長崎大と福島3大学が連携し人材育成へ 復興支援オンラインセミナー 放射線災害の影響学ぶ

放射線災害の影響について語る高村教授=ビデオ会議アプリ「Zoom」によるオンラインセミナーの画面

 長崎大は、東日本大震災と東京電力福島第1原発事故からの復興を支援しようと、東日本国際大など福島県内の3大学と連携し、災害・被ばく医療や復興に携わる人材を育成するオンラインセミナーを9、10月に計5回を開く。
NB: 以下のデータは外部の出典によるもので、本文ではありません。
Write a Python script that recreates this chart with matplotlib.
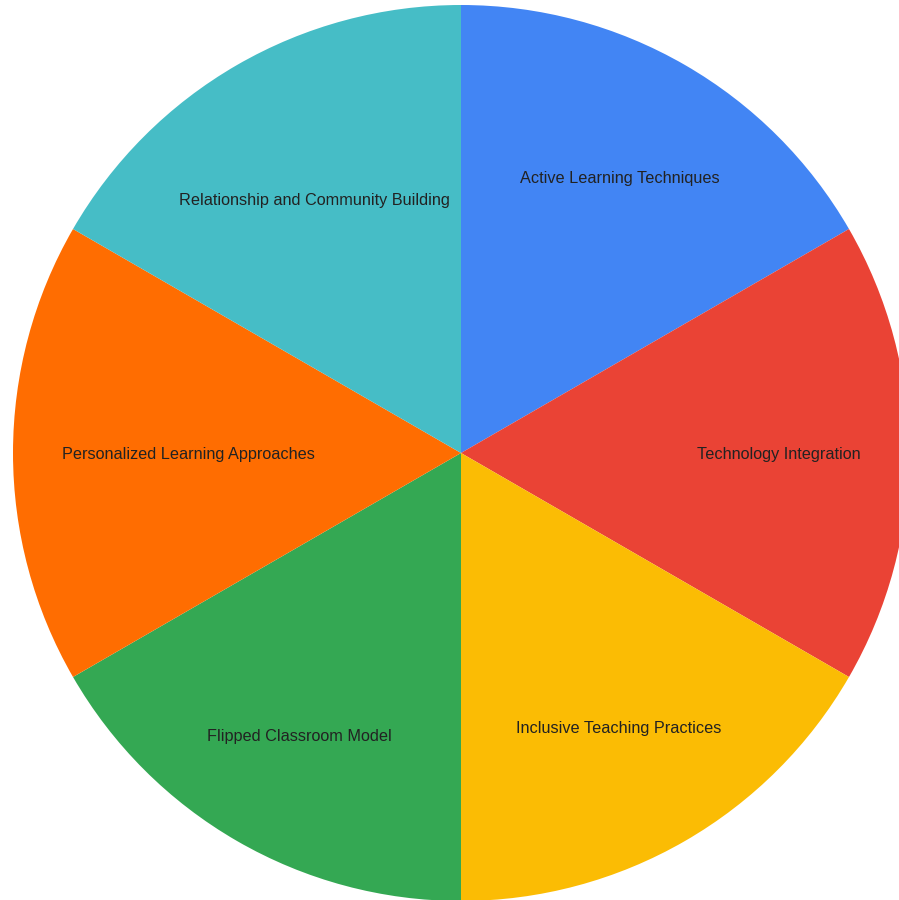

初回は6、7日にあり、福島や東京などの学生、教員ら39人が放射線災害の影響と復興の取り組みを学んだ。
 セミナーは、福島の復興を支援する「長崎大福島未来創造支援研究センター」が主催。国が被災地の産業拠点化を目指す「福島イノベーション・コースト構想促進事業」の一環で、東日本国際大、国立福島大、福島県立医科大と連携する。
 7日は、長崎大原爆後障害医療研究所の高村昇教授ら3人が講義。高村教授は放射線被ばくと健康影響について「最も大切なことは被ばく線量を推定評価すること」と指摘。疫学調査を踏まえ「100ミリシーベルトを下回る放射線被ばくによるがんのリスクの上昇は認められていない」と説明した。
 原発事故で一時全村避難した福島県川内村は、2013年4月に長崎大と包括連携協定を結び、放射線量の評価や健康相談などで支援を受けている。遠藤雄幸村長は8割の住民が戻った村の現状と課題を報告。長崎大の支援は「復興に大きな力になった」と述べた。
 川内村で支援活動をしている長崎大の折田真紀子助教は、一時全町避難した富岡町でも17年4月から活動している現状を報告。避難先から戻っていない住民に対しても残留放射線量などの情報を提供し、意見交換することが重要ではないかと語った。
 ワークショップもあり、原発事故に伴う除染で出た汚染土壌の処分方法について意見を交わした。
 最終の5回目は、10月13~17日に国際セミナーを開き、ロシア、ベラルーシ、韓国、台湾などの学生が参加する。